I am in the process of simplifying and cleaning up my svn-dump-fast-export project with a view to getting it merged into git-contrib. One of the current short-comings is the complexity of the commit-tree manipulation component. Upon examining it I have noticed that much of the complexity is in the specialisation of a general data structure. I have decided that the readability and complexity can be greatly improved upon if I extract this data structure into a separate component. The design of this data structure is pivotal to the time and memory costs of the tool and the ease of persistence. I have found very little literature on this particular data structure so I will take this opportunity to describe it and explore its features.
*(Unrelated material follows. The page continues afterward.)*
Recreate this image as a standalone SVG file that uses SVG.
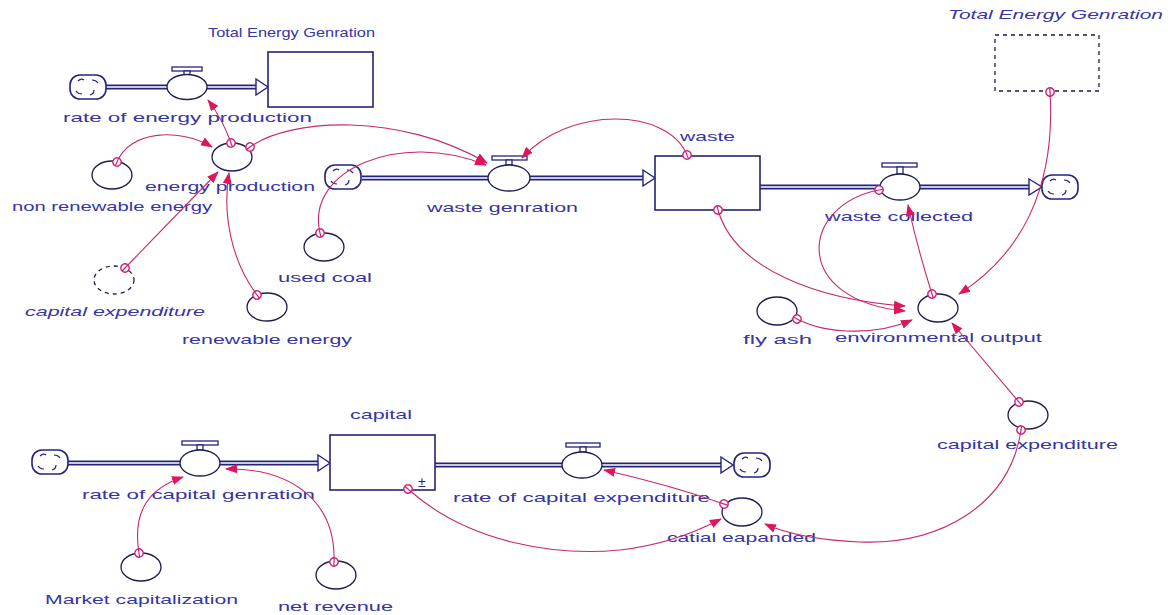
<svg xmlns="http://www.w3.org/2000/svg" width="1168" height="615" viewBox="0 0 1168 615">
<style>
.lbl{font-family:"Liberation Sans",Arial,sans-serif;font-size:13px;fill:#3535a5}
.it{font-style:italic}
.aux{fill:#fff;stroke:#1e1e50;stroke-width:1.3}
.ghost{fill:#fff;stroke:#1e1e50;stroke-width:1.3;stroke-dasharray:4 4}
.stock{fill:#fff;stroke:#23236e;stroke-width:1.6}
.pipeo{fill:none;stroke:#24247e;stroke-width:5}
.pipei{fill:none;stroke:#fff;stroke-width:1.6}
.parr{fill:#fff;stroke:#24247e;stroke-width:1.4}
.cloud{fill:#fff;stroke:#24247e;stroke-width:1.6}
.curl{fill:none;stroke:#24247e;stroke-width:1.2}
.bar{fill:#fff;stroke:#24247e;stroke-width:1.3}
.conn{fill:none;stroke:#c8286e;stroke-width:1.1;marker-start:url(#org);marker-end:url(#arr)}
</style>
<defs>
<marker id="arr" viewBox="0 0 12 12" refX="11" refY="6" markerWidth="12" markerHeight="12" orient="auto" markerUnits="userSpaceOnUse"><path d="M0,1.5 L12,6 L0,10.5 z" fill="#e0145a"/></marker>
<marker id="org" viewBox="-6 -6 12 12" refX="0" refY="0" markerWidth="12" markerHeight="12" orient="auto" markerUnits="userSpaceOnUse"><circle r="4.2" fill="#fff" stroke="#d0207a" stroke-width="1.4"/><line x1="-4.2" y1="0" x2="4.2" y2="0" stroke="#d0207a" stroke-width="1.2"/></marker>
<g id="cl"><rect x="-18" y="-12" width="36" height="24" rx="10" class="cloud"/><path class="curl" d="M-10,-6 q3,-3 6,-1 M4,-7 q4,0 6,3 M-12,4 q2,3 6,3 M6,3 q0,4 -4,5"/></g>
</defs>
<rect width="1168" height="615" fill="#fff"/>

<g id="flows">
<path class="pipeo" d="M106,87 H256"/><path class="pipei" d="M106,87 H257"/>
<polygon class="parr" points="256,79 268,87 256,95"/>
<path class="pipeo" d="M362,178 H643"/><path class="pipei" d="M362,178 H644"/>
<polygon class="parr" points="643,170 655,178 643,186"/>
<path class="pipeo" d="M760,187 H1029"/><path class="pipei" d="M760,187 H1030"/>
<polygon class="parr" points="1029,179 1042,187 1029,195"/>
<path class="pipeo" d="M68,463 H318"/><path class="pipei" d="M68,463 H319"/>
<polygon class="parr" points="318,455 330,463 318,471"/>
<path class="pipeo" d="M435,465 H721"/><path class="pipei" d="M435,465 H722"/>
<polygon class="parr" points="721,457 733,465 721,473"/>
</g>

<g id="clouds">
<use href="#cl" x="88" y="87"/>
<use href="#cl" x="343" y="177"/>
<use href="#cl" x="1060" y="187"/>
<use href="#cl" x="50" y="462"/>
<use href="#cl" x="752" y="465"/>
</g>

<g id="stock-total-energy"><rect class="stock" x="268" y="52" width="105" height="55"/><text class="lbl" x="208" y="37" textLength="167" lengthAdjust="spacingAndGlyphs">Total Energy Genration</text></g>
<g id="stock-waste"><rect class="stock" x="655" y="156" width="105" height="54"/><text class="lbl" x="680" y="141" textLength="55" lengthAdjust="spacingAndGlyphs">waste</text></g>
<g id="stock-capital"><rect class="stock" x="330" y="435" width="105" height="55"/><text class="lbl" x="418" y="487" style="font-size:14px;fill:#24247e">±</text><text class="lbl" x="350" y="419" textLength="62" lengthAdjust="spacingAndGlyphs">capital</text></g>
<g id="ghost-total-energy"><rect class="ghost" x="995" y="35" width="104" height="56"/><text class="lbl it" x="948" y="19" textLength="215" lengthAdjust="spacingAndGlyphs">Total Energy Genration</text></g>

<g id="valve-energy"><rect class="bar" x="172" y="67" width="30" height="4"/><rect class="bar" x="184" y="71" width="6" height="4"/><ellipse class="aux" cx="187" cy="87" rx="20" ry="12.5"/><text class="lbl" x="63" y="122" textLength="249" lengthAdjust="spacingAndGlyphs">rate of energy production</text></g>
<g id="valve-waste-gen"><rect class="bar" x="492" y="156" width="35" height="4"/><rect class="bar" x="506" y="160" width="6" height="5"/><ellipse class="aux" cx="509" cy="178" rx="21" ry="13"/><text class="lbl" x="427" y="212" textLength="151" lengthAdjust="spacingAndGlyphs">waste genration</text></g>
<g id="valve-waste-col"><rect class="bar" x="882" y="163" width="35" height="4"/><rect class="bar" x="897" y="167" width="6" height="7"/><ellipse class="aux" cx="900" cy="187" rx="20" ry="13"/><text class="lbl" x="825" y="221" textLength="148" lengthAdjust="spacingAndGlyphs">waste collected</text></g>
<g id="valve-cap-gen"><rect class="bar" x="182" y="441" width="36" height="4"/><rect class="bar" x="197" y="445" width="6" height="5"/><ellipse class="aux" cx="200" cy="463" rx="20" ry="13"/><text class="lbl" x="82" y="499" textLength="233" lengthAdjust="spacingAndGlyphs">rate of capital genration</text></g>
<g id="valve-cap-exp"><rect class="bar" x="566" y="443" width="34" height="4"/><rect class="bar" x="580" y="447" width="6" height="5"/><ellipse class="aux" cx="582" cy="465" rx="20" ry="13"/><text class="lbl" x="453" y="502" textLength="257" lengthAdjust="spacingAndGlyphs">rate of capital expenditure</text></g>

<g id="aux-energy-production"><ellipse class="aux" cx="232" cy="157" rx="20" ry="14"/><text class="lbl" x="145" y="191" textLength="170" lengthAdjust="spacingAndGlyphs">energy production</text></g>
<g id="aux-non-renewable"><ellipse class="aux" cx="112" cy="175" rx="20" ry="14"/><text class="lbl" x="12" y="211" textLength="200" lengthAdjust="spacingAndGlyphs">non renewable energy</text></g>
<g id="ghost-capital-expenditure"><ellipse class="ghost" cx="114" cy="280" rx="20" ry="14"/><text class="lbl it" x="25" y="316" textLength="180" lengthAdjust="spacingAndGlyphs">capital expenditure</text></g>
<g id="aux-renewable"><ellipse class="aux" cx="267" cy="307" rx="20" ry="14"/><text class="lbl" x="182" y="344" textLength="170" lengthAdjust="spacingAndGlyphs">renewable energy</text></g>
<g id="aux-used-coal"><ellipse class="aux" cx="324" cy="247" rx="20" ry="14"/><text class="lbl" x="278" y="282" textLength="94" lengthAdjust="spacingAndGlyphs">used coal</text></g>
<g id="aux-env-output"><ellipse class="aux" cx="938" cy="308" rx="20" ry="14"/><text class="lbl" x="835" y="342" textLength="207" lengthAdjust="spacingAndGlyphs">environmental output</text></g>
<g id="aux-fly-ash"><ellipse class="aux" cx="777" cy="311" rx="20" ry="14"/><text class="lbl" x="743" y="344" textLength="69" lengthAdjust="spacingAndGlyphs">fly ash</text></g>
<g id="aux-capital-expenditure"><ellipse class="aux" cx="1028" cy="415" rx="20" ry="14"/><text class="lbl" x="937" y="449" textLength="181" lengthAdjust="spacingAndGlyphs">capital expenditure</text></g>
<g id="aux-catial-eapanded"><ellipse class="aux" cx="742" cy="512" rx="20" ry="14"/><text class="lbl" x="667" y="542" textLength="149" lengthAdjust="spacingAndGlyphs">catial eapanded</text></g>
<g id="aux-market-cap"><ellipse class="aux" cx="141" cy="567" rx="20" ry="14"/><text class="lbl" x="45" y="604" textLength="193" lengthAdjust="spacingAndGlyphs">Market capitalization</text></g>
<g id="aux-net-revenue"><ellipse class="aux" cx="336" cy="575" rx="20" ry="14"/><text class="lbl" x="278" y="611" textLength="115" lengthAdjust="spacingAndGlyphs">net revenue</text></g>

<g id="connectors">
<path class="conn" d="M231,143 Q222,118 208,100"/>
<path class="conn" d="M117,162 C130,130 180,128 212,147"/>
<path class="conn" d="M250,147 C290,118 400,112 487,163"/>
<path class="conn" d="M320,233 C305,170 400,130 486,165"/>
<path class="conn" d="M687,155 C668,108 570,105 522,158"/>
<path class="conn" d="M718,210 C735,270 820,300 905,306"/>
<path class="conn" d="M879,190 C800,205 790,300 905,311"/>
<path class="conn" d="M932,294 Q918,250 908,205"/>
<path class="conn" d="M1050,92 C1056,190 1020,255 959,294"/>
<path class="conn" d="M797,319 C830,336 880,334 912,320"/>
<path class="conn" d="M1019,402 L952,323"/>
<path class="conn" d="M1021,430 C1010,505 940,545 860,542 C815,540 785,533 765,524"/>
<path class="conn" d="M408,489 C470,545 560,556 620,550 C665,545 700,530 721,519"/>
<path class="conn" d="M724,504 Q670,485 604,470"/>
<path class="conn" d="M139,553 C132,510 150,488 183,477"/>
<path class="conn" d="M334,562 C336,500 290,468 226,469"/>
<path class="conn" d="M125,268 L218,172"/>
<path class="conn" d="M257,295 C232,262 222,215 229,173"/>
</g>
</svg>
The commit-tree manipulation component requires a structure that provides a map from paths to blobs. This structure also needs to provide a map from a path to all blobs rooted at that path. It also needs an efficient operation to graft such a sub-tree at a particular path. Finally, it needs to be efficiently copied for a small set of modifications to be made.
In early revisions of the project, I had a quickly designed and implemented data structure that essentially a multiway tree. Each node was a reference to a sorted list of links exiting that node. When modifying a node, the entire list was copied and resorted after modifying a single element. Because the number of changes to a given node is limited in this application, the inefficiency was quite tolerable for most real-world data sets.
More recently, I had an epiphany that the sorted lists could be replaced with some kind of copy-on-write binary search tree. I implemented this by adapting a treap implementation I was using for string interning. This was effectively a relocatable, immutable, randomised, binary search tree. This change alone reduced the memory demands of the tool by an order of magnitude.
In the last week or so, I have come to realise that once the indirection via directory references is taken into account, it can be seen that the core data structure in use is a relocatable, immutable, randomised, ternary search tree. In a follow-up post I will discuss its properties and why it is so effective for this application.